Lunar Heart Disease

Does going to the moon increase risk of heart attacks?

I can’t tell from this study, because I consider it insufficiently controlled. For instance, they don’t say what generation they pulled the data from. A sixty-year old today is likely to be in a different state of health than one from thirty years ago. For all I know, the Apollo astronauts got their heart attacks from terrible dietary advice in the seventies, as my father did.

19 thoughts on “Lunar Heart Disease”

  1. https://en.wikipedia.org/wiki/List_of_Apollo_astronauts#Apollo_astronauts_who_walked_on_the_Moon

    Of the twelve men who walked on the moon, the first to die was James Irwin, 20 years after he walked on the moon at age 61. Pete Conrad died at age 69, 30 years after he walked on the moon. Alan Shepard died at age 74, Armstrong and Mitchell died in their 80s, and the other seven are still alive and 80+.

    Of those who orbited without landing: Swigert died at age 51, Roosa was 61, Evans was 56. All the rest are still alive and 80+.

    Now let’s compare to their age cohort. Most of these guys have outlived their contemporaries. with only 5 out of 24 to have died before the median lifespan of people born circa 1930.

    Of course all of these men were in top physical condition to begin with, and it is possible that they’d have all lived to be centenarians had they not gone to the moon. But, 24 is too small a sample size from which to extrapolate meaningful conclusions. Must send more people.
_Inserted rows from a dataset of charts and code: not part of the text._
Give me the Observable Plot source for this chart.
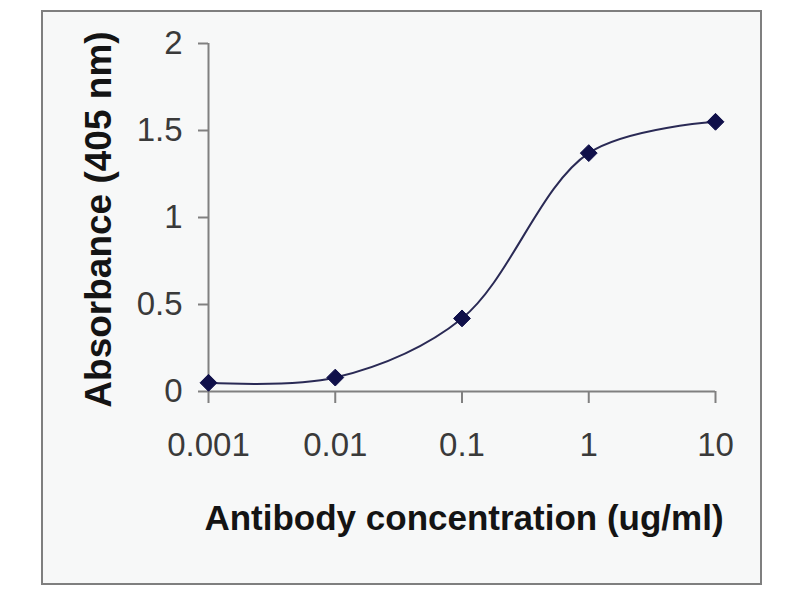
<!DOCTYPE html>
<html>
<head>
<meta charset="utf-8">
<script src="https://cdn.jsdelivr.net/npm/d3@7"></script>
<script src="https://cdn.jsdelivr.net/npm/@observablehq/plot@0.6"></script>
<style>
  html, body { margin: 0; padding: 0; background: #ffffff; width: 800px; height: 600px; overflow: hidden; }
  #frame { position: absolute; left: 41px; top: 10px; width: 717px; height: 571px; border: 2px solid #7f7f7f; background: #f7f8f8; }
  #chart { position: absolute; left: 0; top: 0; }
  #chart svg { background: transparent; }
</style>
</head>
<body>
<div id="frame"></div>
<div id="chart"></div>
<script>
const concentrations = [0.001, 0.01, 0.1, 1, 10];
const absorbance = [0.05, 0.08, 0.42, 1.37, 1.55];
const xTicks = [0.001, 0.01, 0.1, 1, 10];
const xTickLabels = ["0.001", "0.01", "0.1", "1", "10"];
const yTicks = [0, 0.5, 1, 1.5, 2];
const yTickLabels = ["0", "0.5", "1", "1.5", "2"];
const xTitle = "Antibody concentration (ug/ml)";
const yTitle = "Absorbance (405 nm)";

const data = concentrations.map((c, i) => ({c, a: absorbance[i]}));
const font = "Arial, 'Liberation Sans', Helvetica, sans-serif";

const chart = Plot.plot({
  width: 800,
  height: 600,
  marginLeft: 208,
  marginRight: 85,
  marginTop: 43,
  marginBottom: 209,
  style: {fontFamily: font, background: "transparent", overflow: "visible"},
  x: {type: "log", domain: [0.001, 10]},
  y: {domain: [0, 2]},
  marks: [
    Plot.ruleX([0.001], {y1: 0, y2: 2, stroke: "#808080", strokeWidth: 2}),
    Plot.ruleY([0], {x1: 0.001, x2: 10, stroke: "#808080", strokeWidth: 2}),
    Plot.axisY({
      ticks: yTicks,
      tickFormat: (d) => yTickLabels[yTicks.indexOf(d)],
      tickSize: 10,
      tickPadding: 16,
      fontSize: 33,
      stroke: "#808080",
      strokeWidth: 2,
      color: "#3a3a3a",
      label: null
    }),
    Plot.axisX({
      ticks: xTicks,
      tickFormat: (d) => xTickLabels[xTicks.indexOf(d)],
      tickSize: 12,
      tickPadding: 29,
      fontSize: 33,
      stroke: "#808080",
      strokeWidth: 2,
      color: "#3a3a3a",
      label: null
    }),
    Plot.line(data, {x: "c", y: "a", curve: "catmull-rom", stroke: "#2a2a55", strokeWidth: 2}),
    Plot.dot(data, {x: "c", y: "a", symbol: "diamond2", r: 7.6, fill: "#10104a", stroke: "#10104a", strokeWidth: 1}),
    Plot.text([xTitle], {frameAnchor: "bottom", textAnchor: "middle", lineAnchor: "bottom", dy: 138, dx: 2, fontSize: 35, fontWeight: "bold", fill: "#141414", text: (d) => d}),
    Plot.text([yTitle], {frameAnchor: "left", textAnchor: "middle", lineAnchor: "bottom", rotate: -90, dx: -98, dy: 2, fontSize: 37, fontWeight: "bold", fill: "#141414", text: (d) => d})
  ]
});
document.getElementById("chart").appendChild(chart);
</script>
</body>
</html>
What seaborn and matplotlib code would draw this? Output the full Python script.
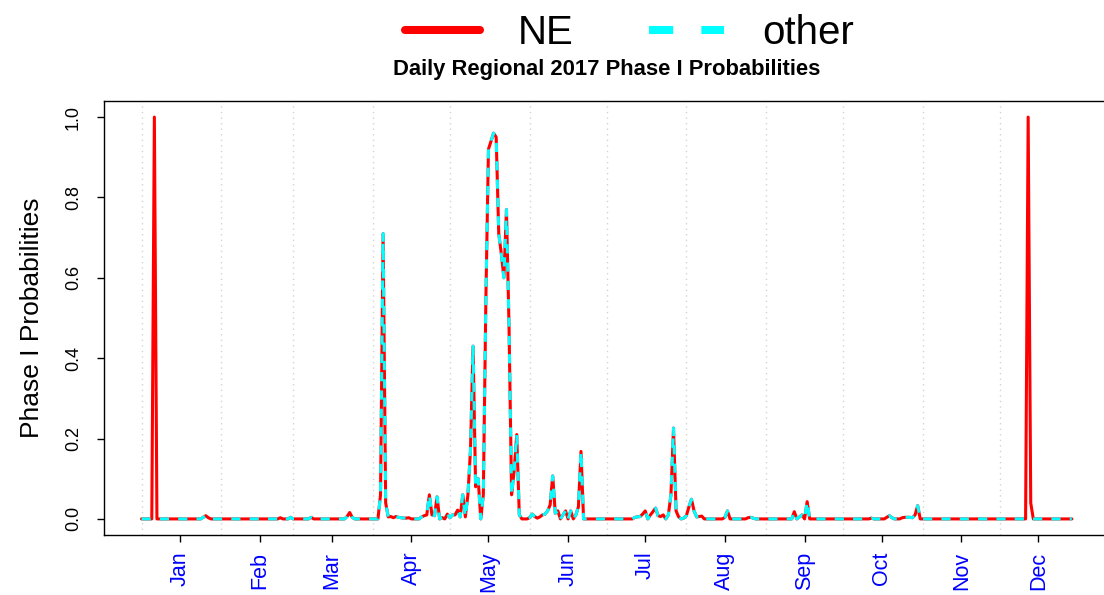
import numpy as np
import pandas as pd
import matplotlib
matplotlib.use("Agg")
import matplotlib.pyplot as plt
import matplotlib.dates as mdates
from matplotlib.lines import Line2D
import seaborn as sns

# ---------------------------------------------------------------------------
# Data: daily Phase I probabilities for 2017
# ---------------------------------------------------------------------------
dates = pd.date_range("2017-01-01", "2017-12-29", freq="D")

# day offsets (from Jan 1) with non-zero probability, shared by both regions
shared_days = [
    24, 25, 26, 54, 58, 66, 80, 81, 82,
    93, 94, 95, 96, 97, 98, 99, 100, 101, 102, 103, 104,
    109, 110, 111, 112, 113, 114, 115, 117, 119, 120, 121, 122, 123, 124,
    125, 126, 127, 128, 129, 130, 131, 133, 134, 135, 136, 137, 138, 139,
    140, 141, 142, 143, 144, 145, 146, 147,
    151, 152, 153, 154, 155, 156, 157, 158, 159, 160, 161, 162, 164, 165,
    167, 169, 170, 171,
    192, 193, 194, 195, 196, 198, 199, 200, 201, 202, 203, 205, 206, 207,
    208, 209, 211, 212, 213, 214, 215, 216, 217, 218,
    227, 228, 236, 237, 238, 254, 256, 257, 259,
    284, 290, 291, 292, 296, 297, 298, 299, 300, 301, 302,
]
shared_probs = [
    0.004, 0.008, 0.003, 0.003, 0.004, 0.004, 0.006, 0.016, 0.004,
    0.06, 0.71, 0.04, 0.005, 0.006, 0.003, 0.006, 0.004, 0.003, 0.002, 0.002, 0.003,
    0.005, 0.008, 0.01, 0.06, 0.01, 0.008, 0.055, 0.003, 0.012, 0.003, 0.01, 0.01, 0.022, 0.005,
    0.06, 0.005, 0.06, 0.17, 0.43, 0.08, 0.10, 0.06, 0.55, 0.92, 0.94, 0.96, 0.95, 0.71,
    0.66, 0.60, 0.77, 0.48, 0.06, 0.12, 0.21, 0.01,
    0.003, 0.012, 0.006, 0.002, 0.005, 0.01, 0.012, 0.02, 0.035, 0.107, 0.014, 0.02, 0.01, 0.02,
    0.02, 0.01, 0.03, 0.168,
    0.004, 0.005, 0.006, 0.012, 0.02, 0.01, 0.018, 0.027, 0.008, 0.006, 0.01, 0.01, 0.06, 0.226,
    0.02, 0.005, 0.002, 0.008, 0.03, 0.049, 0.02, 0.005, 0.006, 0.007,
    0.004, 0.02, 0.003, 0.004, 0.002, 0.018, 0.005, 0.01, 0.043,
    0.002, 0.004, 0.008, 0.003, 0.003, 0.004, 0.004, 0.004, 0.003, 0.01, 0.033,
]

# days where only the NE region is non-zero
ne_only_days = [5, 345, 346]
ne_only_probs = [1.0, 1.0, 0.04]

regions = ["NE", "other"]
region_colors = {"NE": "#FF0000", "other": "#00FFFF"}
month_labels = ["Jan", "Feb", "Mar", "Apr", "May", "Jun",
                "Jul", "Aug", "Sep", "Oct", "Nov", "Dec"]
y_ticks = [0.0, 0.2, 0.4, 0.6, 0.8, 1.0]

other = np.zeros(len(dates))
other[shared_days] = shared_probs
ne = other.copy()
ne[ne_only_days] = ne_only_probs

wide = pd.DataFrame({"date": dates, "NE": ne, "other": other})
long = wide.melt(id_vars="date", var_name="region", value_name="prob")

# ---------------------------------------------------------------------------
# Figure
# ---------------------------------------------------------------------------
sns.set_theme(style="white")
plt.rcParams["font.family"] = ["Liberation Sans", "DejaVu Sans"]
plt.rcParams["text.color"] = "black"
plt.rcParams["axes.labelcolor"] = "black"
plt.rcParams["xtick.color"] = "black"
plt.rcParams["ytick.color"] = "black"

W, H = 1104, 595
fig = plt.figure(figsize=(W / 100, H / 100), dpi=100)

x0 = mdates.date2num(dates[0])
x1 = mdates.date2num(dates[-1])
span = x1 - x0
px_per_day = 2.57
ax_left, ax_top, ax_bottom = 104.3, 101, 535
ax_width = span * 1.08 * px_per_day
ax = fig.add_axes([ax_left / W, 1 - ax_bottom / H, ax_width / W, (ax_bottom - ax_top) / H])

# month-start reference lines
for m in range(1, 13):
    ax.axvline(mdates.date2num(pd.Timestamp(2017, m, 1)), color="#D3D3D3",
               linestyle=(0, (1, 3)), linewidth=1.0, zorder=0)

sns.lineplot(data=long, x="date", y="prob", hue="region", style="region",
             hue_order=regions, style_order=regions, palette=region_colors,
             dashes={"NE": "", "other": (3, 3)}, linewidth=2.2,
             estimator=None, errorbar=None, legend=False, ax=ax)
for line in ax.lines[-2:]:
    line.set_solid_joinstyle("round")
    line.set_solid_capstyle("round")

ax.set_xlim(x0 - 0.04 * span, x1 + 0.04 * span)
ax.set_ylim(-0.04, 1.04)

tick_pos = [mdates.date2num(pd.Timestamp(2017, m, 16)) for m in range(1, 13)]
ax.set_xticks(tick_pos)
ax.set_xticklabels(month_labels, rotation=90, fontsize=15.5)
ax.set_yticks(y_ticks)
ax.set_yticklabels([f"{v:.1f}" for v in y_ticks], rotation=90, va="center", fontsize=13)

ax.tick_params(axis="both", direction="out", length=5, width=1.0, color="black",
               bottom=True, left=True)
ax.tick_params(axis="x", pad=7, labelcolor="#0000FF")
ax.tick_params(axis="y", pad=11, labelcolor="black")

for s in ax.spines.values():
    s.set_visible(True)
    s.set_color("black")
    s.set_linewidth(1.0)

ax.set_xlabel("")
ax.set_ylabel("Phase I Probabilities", fontsize=19, color="black")
ax.yaxis.set_label_coords((44.3 - ax_left) / ax_width, 0.5)

ax.set_title("Daily Regional 2017 Phase I Probabilities", fontsize=15.8,
             fontweight="bold", color="black", pad=18.7)

handles = [
    Line2D([], [], color=region_colors["NE"], linewidth=5.8, solid_capstyle="round"),
    Line2D([], [], color=region_colors["other"], linewidth=5.8, linestyle=(0, (3, 3.5))),
]
leg = fig.legend(handles, regions, loc="center left", bbox_to_anchor=(405 / W, 1 - 33 / H),
                 ncol=2, frameon=False, fontsize=29, handlelength=1.85, handletextpad=0.95,
                 columnspacing=1.88, borderpad=0, borderaxespad=0)
for t in leg.get_texts():
    t.set_color("black")

fig.savefig("out.png", dpi=100)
    1. Yeah I had the same thoughts. Just too few people went to the Moon to take any solid conclusions about something like this.

    2. If the sample size is too small then why did the results reach statistical significance? Though I think that there’s plenty of other issues with this study. The astronaut is not a prospective study. It is case-controlled and not randomized. Given the situation and ethical problems of human studies I’m not sure that anything else could have been done. Still, it is research like this that makes me think that we may not be allowed to go to Mars. At some point someone is going to have to say, “You know what? We’re just going to have to go and do it even if uncertain risks prove catastrophic”. If we don’t do it then some other country will.

      1. I think we could only ascribe significance if there had been immediate effects. If they all had heart attacks regularly when they got back, for instance. It’s pretty thin gruel to ascribe any ill effects that weren’t immediately noted when two thirds of these guys are still alive four decades later.

      2. Humans seems to be resilient, did any of these astronauts have a mission duration of any significance to impact the rest of their lives?

        PS, always enjoy your contributions to the Space Show.

      3. If the sample size is too small then why did the results reach statistical significance?

        If you look at enough different ailments, then not reaching statistical significance for something just by random chance would be unlikely.

  2. One obvious remedy is to rely on really really fat astronauts whose hearts will be better protected from radiation. The upper limit is probably determined by the size of the hatch we can squeeze them through.

    Then, even if the cosmic radiation still gave them heart disease, how could we tell? They’re fat and going to have heart disease anyway.

    <– should work at NASA.

    1. I can see George’s bosses frantically trying to stuff him back into the box!

      But seriously, no matter what you do, you have some effect on future risk. If over half the guys in a study live into their 80s I conclude it’s an interesting but not significant bit of trivia what happens to the rest. I’ve had too much experience with doctors (and some researchers) to believe any large fraction of what they claim.

      Last year several doctors had me on a pill that had serious bad side effects. When I discussed it with them they all said the same thing, “it’s not supposed to do that.” As if that was the end of the story. The real end of the story is I got off that pill and the problem went away.

      1. Given the ages of the surviving astronauts, another way to take the study is that cosmic ray exposure lowers your risk of dying from anything but heart disease.

    2. As I recall, that was pretty much the rationale for sending John Glenn up on the shuttle – to see how elderly people handled the rigors of launch and the effects of weightlessness. Well, one elderly former astronaut with considerable political pull, anyhow.

  3. I don’t recall where I first read it but I do know that there was some mention that some early “moon walkers” were suspected of possibly damaging their hearts with a combination of over exertion during EVA and lack of potassium intake. This led to the notorious “flatulence inducing” potassium laced orange juice later astronauts were instructed to drink in large quantities.

    I don’t know how one would determine which had more effect on lunar astronauts heart health: radiation, potassium deficiency or other factors. Like has been stated already, the sample size is too small at any rate.

      1. Liquid was used so they could take drinks of it while on EVA through a siphon tube mounted in the helmet neck ring.

  4. The lunar astronauts themselves are far too small a sample to be statistically meaningful.

  5. Ah, the perils of Small Sample Size.

    It’s just as worth pointing out that three astronauts went to cislunar space TWICE: Jim Lovell, John Young, and Gene Cernan.

    And all three are still alive today.

    1. Yes, but with a double dose of cosmic ray exposure those three sometimes wake up with their clothes all shredded and then wonder who the giant green monster is on the local TV news.